さらに、「M&A=身売り」というネガティブなイメージが根強く残っているため、売却の意思決定が遅れ、絶好のタイミングを逃すケースも珍しくありません。
解決のためのヒント
M&Aは“終わり”ではなく、“次の経営者への橋渡し”であることを再認識する
自社の未来像(10年後、20年後)をイメージし、現経営者のままで実現できるか冷静に検討
家族や幹部社員と早めに意見交換し、共通の目的意識を醸成する
第2のハードル:買い手が見つからない・マッチしない
問題の本質
中小企業のM&Aは非公開で進められるのが一般的であり、情報のマッチングには仲介会社やFA(フィナンシャルアドバイザー)を介在させる必要があります。しかし、業種や地域、財務状況によっては、なかなか買い手が見つからないこともあります。また、買い手が現れても、企業文化や経営スタイルが合わずに破談になることもあります。
特に「理念を引き継いでくれる相手がいい」「従業員を守ってくれる人に譲りたい」といった非財務的な希望を強く持つ場合、候補が限定され、成立までに時間を要します。
解決のためのヒント
自社の「譲れない条件」「妥協できる条件」を明文化して整理する
アドバイザーと密に連携し、業種理解やネットワークを持つ相手を選定する
買い手候補とは、初期段階から理念やビジョンを擦り合わせ、相性を確認する
第3のハードル:書類・情報整備の不足と開示の難しさ
問題の本質
M&Aでは、買い手によるデューデリジェンス(DD:詳細調査)が必ず行われます。ここで必要となるのが、決算書や契約書、人事情報、税務資料などの膨大な情報です。
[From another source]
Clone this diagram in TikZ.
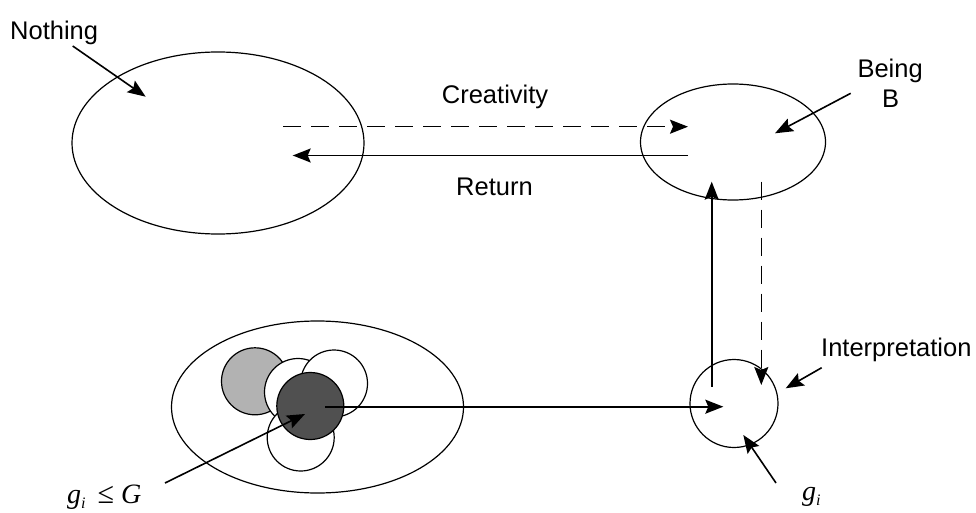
\documentclass[tikz,border=0pt]{standalone}
\usepackage{fontspec}
\setmainfont{Liberation Sans}
\newfontfamily\serifmath{Liberation Serif}
\usetikzlibrary{arrows.meta,shapes.geometric}
\definecolor{lightgrey}{RGB}{178,178,178}
\definecolor{darkgrey}{RGB}{80,80,80}
\tikzset{
  oval/.style={draw, ellipse, line width=1.2pt, inner sep=0pt},
  ball/.style={draw, circle, line width=1.2pt, minimum size=67pt, inner sep=0pt, fill=white},
  arr/.style={line width=1.6pt, -{Stealth[length=18pt,width=14pt,inset=3pt]}},
  dasharr/.style={arr, dash pattern=on 18pt off 10pt},
  lbl/.style={font=\fontsize{25.5}{30}\selectfont, inner sep=0pt, anchor=base west},
  mlbl/.style={font=\serifmath\fontsize{28}{32}\selectfont, inner sep=0pt, anchor=base west},
}
\newcommand{\gsub}{\textit{g}\raisebox{-0.2em}{\fontsize{16}{16}\selectfont\textit{i}}}
\begin{document}
\begin{tikzpicture}[x=1pt,y=-1pt]
\useasboundingbox[fill=white] (0,0) rectangle (976,513);

% big shapes
\node[oval, minimum width=292pt, minimum height=182pt] (nothing) at (218,143) {};
\node[oval, minimum width=185pt, minimum height=116pt] (being) at (733,142) {};
\node[oval, minimum width=292pt, minimum height=172pt] (cluster) at (317.5,407) {};
\node[draw, circle, line width=1.2pt, minimum size=88pt, inner sep=0pt] (interp) at (734,403.5) {};

% cluster of balls
\node[ball, fill=lightgrey] (grey) at (255,381.3) {};
\node[ball] (mid) at (298,392) {};
\node[ball] (ur) at (334,383.5) {};
\node[ball] (bot) at (300.7,437.5) {};
\node[ball, fill=darkgrey] (dark) at (310.3,406) {};

% labels
\node[lbl] (nothinglbl) at (10,40) {Nothing};
\node[lbl] (creat) at (441.7,103.3) {Creativity};
\node[lbl] (ret) at (456,196) {Return};
\node[lbl] (beinglbl) at (857.3,77.3) {Being};
\node[lbl] (blbl) at (882,108) {B};
\node[lbl] (interplbl) at (821,356) {Interpretation};
\node[mlbl] (gileq) at (67,503) {\gsub\hspace{12pt}{\upshape\fontsize{30}{30}\selectfont ≤}\hspace{7pt}\textit{G}};
\node[mlbl] (gi) at (802,500) {\gsub};

% connector end points
\coordinate (nothingA) at (72.7,46);
\coordinate (nothingB) at (145.7,96.7);
\coordinate (creatA) at (283.3,126.7);
\coordinate (creatB) at (688,126.7);
\coordinate (retA) at (688,155.5);
\coordinate (retB) at (292.7,155.5);
\coordinate (beingA) at (850.7,93.3);
\coordinate (beingB) at (775,133.3);
\coordinate (upA) at (711.7,386.7);
\coordinate (upB) at (711.7,181.7);
\coordinate (downA) at (761.3,181.7);
\coordinate (downB) at (761.3,385);
\coordinate (horA) at (325,406.7);
\coordinate (horB) at (723.3,406.7);
\coordinate (interpA) at (821.7,367.7);
\coordinate (interpB) at (785.7,388.3);
\coordinate (giA) at (776,483);
\coordinate (giB) at (743.3,435);
\coordinate (gleqA) at (165,483);
\coordinate (gleqB) at (305,414);

% connectors
\draw[arr] (nothingA) -- (nothingB);
\draw[dasharr] (creatA) -- (creatB);
\draw[arr] (retA) -- (retB);
\draw[arr] (beingA) -- (beingB);
\draw[arr] (upA) -- (upB);
\draw[dasharr] (downA) -- (downB);
\draw[arr] (horA) -- (horB);
\draw[arr] (interpA) -- (interpB);
\draw[arr] (giA) -- (giB);
\draw[arr] (gleqA) -- (gleqB);
\end{tikzpicture}
\end{document}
しかし、特に中小企業では、こうした書類が整理されておらず、「社長しか知らない情報」が多いというのが現実です。
さらに、「この情報は開示して大丈夫か?」「知られたらまずいのでは?」という不安から、開示が遅れたり曖昧なままになったりすることも多く、結果としてM&Aの信頼性を損ないます。
解決のためのヒント
早期に「資料整備プロジェクト」を立ち上げ、社内にタスクを割り振る
顧問税理士や社労士の協力を仰ぎ、正確かつ迅速な情報整理を行う
守秘義務契約(NDA)を締結したうえで、必要な情報は誠実に開示する姿勢を持つ
第4のハードル:価格交渉のギャップと失望
問題の本質
「この会社にはこのくらいの価値がある」と思っていたのに、実際の買い手から提示された価格が想定より低く、大きな失望や怒りを感じるケースは少なくありません。価格評価の基準(時価純資産法、DCF法など)は専門的であり、経営者自身が理解しづらいことも原因です。
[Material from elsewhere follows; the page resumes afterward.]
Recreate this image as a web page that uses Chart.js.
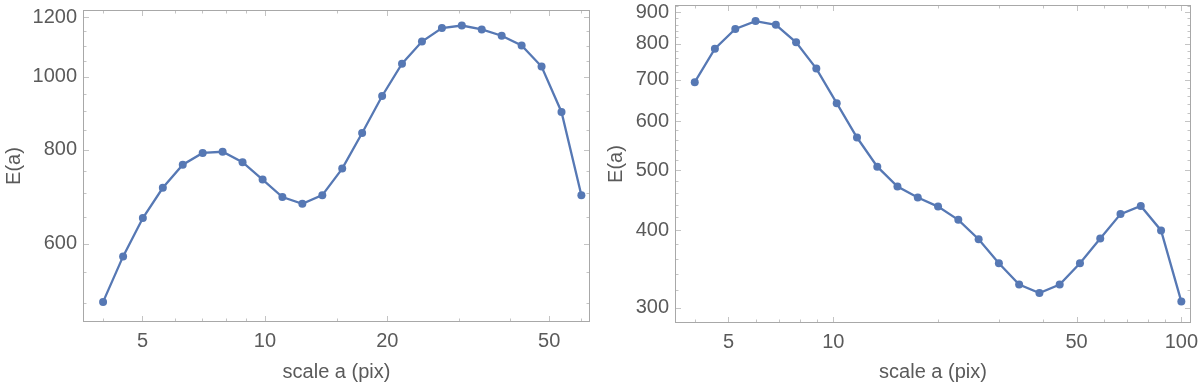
<!DOCTYPE html>
<html>
<head>
<meta charset="utf-8">
<script src="https://cdn.jsdelivr.net/npm/chart.js@4/dist/chart.umd.min.js"></script>
<style>
  html, body { margin: 0; padding: 0; background: #fff; }
  .panel { position: absolute; top: 0; width: 600px; height: 384px; }
</style>
</head>
<body>
<div class="panel" style="left:0"><canvas id="chartLeft" width="600" height="384"></canvas></div>
<div class="panel" style="left:600px"><canvas id="chartRight" width="600" height="384"></canvas></div>
<script>
// ============================================================================
//  DATA
// ============================================================================
const leftScales = [4.0, 4.48, 5.01, 5.61, 6.28, 7.03, 7.87, 8.81, 9.87, 11.04, 12.36, 13.84,
    15.49, 17.34, 19.42, 21.73, 24.33, 27.24, 30.49, 34.13, 38.21, 42.78, 47.89, 53.61, 60.0];
const leftEnergy = [502, 577, 649, 712, 764, 792, 795, 770, 730, 692, 678, 696,
    755, 842, 943, 1041, 1114, 1161, 1170, 1156, 1134, 1101, 1032, 898, 696];

const rightScales = [4.0, 4.57, 5.23, 5.98, 6.84, 7.82, 8.94, 10.23, 11.70, 13.38, 15.29, 17.49,
    20.0, 22.87, 26.16, 29.91, 34.20, 39.11, 44.72, 51.14, 58.48, 66.87, 76.47, 87.44, 100];
const rightEnergy = [694, 786, 846, 871, 859, 805, 730, 642, 565, 507, 471, 452,
    437, 416, 387, 354, 327, 317, 327, 354, 388, 425, 438, 400, 307];

// tick labels (major) and unlabelled minor ticks
const leftXMajor = [5, 10, 20, 50];
const leftXMinor = [4, 6, 7, 8, 9, 15, 30, 40, 60];
const leftYMajor = [600, 800, 1000, 1200];
const leftYMinor = [500, 550, 650, 700, 750, 850, 900, 950, 1050, 1100, 1150];

const rightXMajor = [5, 10, 50, 100];
const rightXMinor = [4, 6, 7, 8, 9, 20, 30, 40, 60, 70, 80, 90];
const rightYMajor = [300, 400, 500, 600, 700, 800, 900];
const rightYMinor = [320, 340, 360, 380, 420, 440, 460, 480, 520, 540, 560, 580,
    620, 640, 660, 680, 720, 740, 760, 780, 820, 840, 860, 880, 920];

const xTitle = "scale a (pix)";
const yTitle = "E(a)";

// ============================================================================
//  STYLE
// ============================================================================
const LINE_COLOR = "rgb(86,120,180)";
const TEXT_COLOR = "#5a5a5a";
const FRAME_COLOR = "#a8a8a8";
const TICK_COLOR = "#c4c4c4";

Chart.defaults.font.family = "'Liberation Sans', Arial, sans-serif";
Chart.defaults.font.size = 20;
Chart.defaults.color = TEXT_COLOR;

// Mathematica-like frame with ticks on the inside, all four sides
const frameTicks = {
    id: "frameTicks",
    beforeDatasetsDraw(chart) {
        const ctx = chart.ctx;
        const a = chart.chartArea;
        const sx = chart.scales.x, sy = chart.scales.y;
        ctx.save();
        ctx.lineWidth = 1;
        ctx.strokeStyle = TICK_COLOR;
        ctx.beginPath();
        for (const t of sx.ticks) {
            const p = Math.round(sx.getPixelForValue(t.value)) + 0.5;
            const len = t.big ? 6 : 3.5;
            ctx.moveTo(p, a.bottom); ctx.lineTo(p, a.bottom - len);
            ctx.moveTo(p, a.top); ctx.lineTo(p, a.top + len);
        }
        for (const t of sy.ticks) {
            const p = Math.round(sy.getPixelForValue(t.value)) + 0.5;
            const len = t.big ? 6 : 3.5;
            ctx.moveTo(a.left, p); ctx.lineTo(a.left + len, p);
            ctx.moveTo(a.right, p); ctx.lineTo(a.right - len, p);
        }
        ctx.stroke();
        ctx.strokeStyle = FRAME_COLOR;
        ctx.strokeRect(a.left + 0.5, a.top + 0.5, a.width - 1, a.height - 1);
        ctx.restore();
    }
};

// ============================================================================
//  PANEL
// ============================================================================
function createPanel(canvasId, xs, ys, cfg) {
    const setTicks = (major, minor) => scale => {
        scale.ticks = major.concat(minor).sort((a, b) => a - b)
            .map(v => ({ value: v, big: major.includes(v) }));
    };
    const label = major => (v) => major.includes(v) ? String(v) : "";
    const noPad = s => { s.paddingTop = 0; s.paddingBottom = 0; s.paddingLeft = 0; s.paddingRight = 0; };

    new Chart(document.getElementById(canvasId), {
        type: "line",
        data: {
            datasets: [{
                data: xs.map((x, i) => ({ x: x, y: ys[i] })),
                borderColor: LINE_COLOR,
                backgroundColor: LINE_COLOR,
                borderWidth: 2.3,
                pointRadius: 4,
                pointBorderWidth: 0,
                pointBackgroundColor: LINE_COLOR,
                tension: 0,
                clip: false
            }]
        },
        options: {
            responsive: false,
            animation: false,
            devicePixelRatio: 1,
            layout: { padding: cfg.padding },
            plugins: { legend: { display: false }, tooltip: { enabled: false } },
            scales: {
                x: {
                    type: "logarithmic",
                    bounds: "data",
                    min: cfg.xMin, max: cfg.xMax,
                    grid: { display: false, drawTicks: false },
                    border: { display: false },
                    afterBuildTicks: setTicks(cfg.xMajor, cfg.xMinor),
                    afterFit: s => { s.height = cfg.xHeight; noPad(s); },
                    ticks: { callback: label(cfg.xMajor), autoSkip: false, maxRotation: 0, minRotation: 0, padding: 7, color: TEXT_COLOR },
                    title: { display: true, text: xTitle, color: TEXT_COLOR, padding: 0 }
                },
                y: {
                    type: "logarithmic",
                    bounds: "data",
                    min: cfg.yMin, max: cfg.yMax,
                    grid: { display: false, drawTicks: false },
                    border: { display: false },
                    afterBuildTicks: setTicks(cfg.yMajor, cfg.yMinor),
                    afterFit: s => { s.width = cfg.yWidth; noPad(s); },
                    ticks: { callback: label(cfg.yMajor), autoSkip: false, padding: 6, color: TEXT_COLOR },
                    title: { display: true, text: yTitle, color: TEXT_COLOR, padding: { top: cfg.yTitlePad, bottom: 0 } }
                }
            }
        },
        plugins: [frameTicks]
    });
}

createPanel("chartLeft", leftScales, leftEnergy, {
    xMin: 3.57, xMax: 63, yMin: 472, yMax: 1227,
    xMajor: leftXMajor, xMinor: leftXMinor, yMajor: leftYMajor, yMinor: leftYMinor,
    padding: { left: 0, right: 10, top: 10, bottom: 0 },
    yWidth: 83, xHeight: 62, yTitlePad: 2
});

createPanel("chartRight", rightScales, rightEnergy, {
    xMin: 3.51, xMax: 106.6, yMin: 283.5, yMax: 924.7,
    xMajor: rightXMajor, xMinor: rightXMinor, yMajor: rightYMajor, yMinor: rightYMinor,
    padding: { left: 0, right: 9, top: 5, bottom: 0 },
    yWidth: 75, xHeight: 61, yTitlePad: 4
});
</script>
</body>
</html>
また、売上は伸びているのに利益が薄かったり、個人資産と会社資産が混在していたりすると、適正評価が難しくなります。
解決のためのヒント
売却前に、専門家による「企業価値評価(バリュエーション)」を受けて、相場観を把握する
感情的な評価をせず、「再現可能な利益」と「リスクの有無」で価値を見極める
価格だけでなく「誰に売るか」を重視し、総合的な納得感で判断する
第5のハードル:従業員・取引先への説明と反応
問題の本質
M&Aは基本的に秘密裏に進行しますが、いずれ必ず社内外に公表する時が訪れます。そのときに、社員や取引先から「裏切られた」と受け取られ、離反や信用不安につながるケースもあります。
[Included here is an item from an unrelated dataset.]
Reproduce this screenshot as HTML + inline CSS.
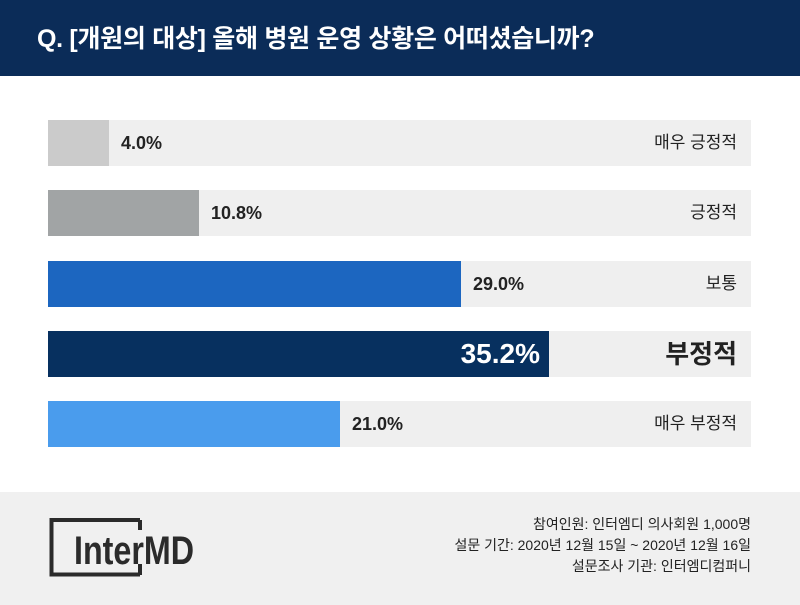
<!DOCTYPE html>
<html><head><meta charset="utf-8"><style>
*{margin:0;padding:0;box-sizing:border-box}
body{width:800px;height:605px;background:#fff;position:relative;overflow:hidden;font-family:"Liberation Sans","Noto Sans CJK KR",sans-serif;color:#222}
.hd{position:absolute;left:0;top:0;width:800px;height:76px;background:#0b2c58;color:#fff;font-size:25px;font-weight:bold;padding:19px 0 0 37px;letter-spacing:-0.3px}
.bar{position:absolute;left:48px;width:703px;height:46px;background:#efefef}
.fill{position:absolute;left:0;top:0;height:46px}
.v{position:absolute;top:0;line-height:46px;font-size:18px;font-weight:bold;color:#222}
.l{position:absolute;right:14px;top:0;line-height:46px;font-size:17px;color:#222}
.ft{position:absolute;left:0;top:492px;width:800px;height:113px;background:#f0f0f0}
.info{position:absolute;right:49px;text-align:right;font-size:14px;line-height:21px;color:#222}
</style></head><body>
<div class="hd">Q. [개원의 대상] 올해 병원 운영 상황은 어떠셨습니까?</div>

<div class="bar" style="top:120px"><div class="fill" style="width:61px;background:#cbcbcb"></div><div class="v" style="left:73px">4.0%</div><div class="l">매우 긍정적</div></div>
<div class="bar" style="top:190px"><div class="fill" style="width:151px;background:#a1a4a5"></div><div class="v" style="left:163px">10.8%</div><div class="l">긍정적</div></div>
<div class="bar" style="top:261px"><div class="fill" style="width:413px;background:#1c66c0"></div><div class="v" style="left:425px">29.0%</div><div class="l">보통</div></div>
<div class="bar" style="top:331px"><div class="fill" style="width:501px;background:#07305f"></div><div class="v" style="left:392px;color:#fff;font-size:28px;width:100px;text-align:right">35.2%</div><div class="l" style="font-size:26px;font-weight:bold">부정적</div></div>
<div class="bar" style="top:401px"><div class="fill" style="width:292px;background:#4a9ced"></div><div class="v" style="left:304px">21.0%</div><div class="l">매우 부정적</div></div>

<div class="ft">
<svg style="position:absolute;left:48px;top:26px" width="160" height="60">
<path d="M92 2 H3.5 V56.5 H92" fill="none" stroke="#2b2b2b" stroke-width="4"/>
<path d="M92 2 V12" stroke="#2b2b2b" stroke-width="4"/>
<path d="M92 46 V57" stroke="#2b2b2b" stroke-width="4"/>
<text x="26" y="46" font-family="Liberation Sans Narrow,Liberation Sans,sans-serif" font-weight="bold" font-size="40" fill="#2b2b2b" textLength="120" lengthAdjust="spacingAndGlyphs">InterMD</text>
</svg>
<div class="info" style="top:22px">참여인원: 인터엠디 의사회원 1,000명<br>설문 기간: 2020년 12월 15일 ~ 2020년 12월 16일<br>설문조사 기관: 인터엠디컴퍼니</div>
</div>
</body></html>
特に、「社長が抜けたら会社が終わるのでは?」という不安を持たれやすい中小企業では、慎重な情報共有と信頼の維持が不可欠です。
解決のためのヒント
クロージング直前に全社向け説明会を開催し、自分の言葉で誠意ある説明を行う
後継者や買い手とともに「ビジョンの共有」「従業員の処遇」を明言する
主要取引先には個別に挨拶を行い、今後の関係維持を丁寧に伝える
おわりに:ハードルは“想定しておけば”越えられる
初めてのM&Aには、確かに多くの困難があります。しかし、そのほとんどは「想定して準備していれば」乗り越えられるものです。何も知らず、誰にも相談せずに進めることが、最も大きなリスクと言えるでしょう。
信頼できる専門家とともに、冷静にプロセスを理解し、自社の将来と向き合うことで、M&Aは「選ばされた選択肢」ではなく、「自ら選んだ未来」へと変わっていきます。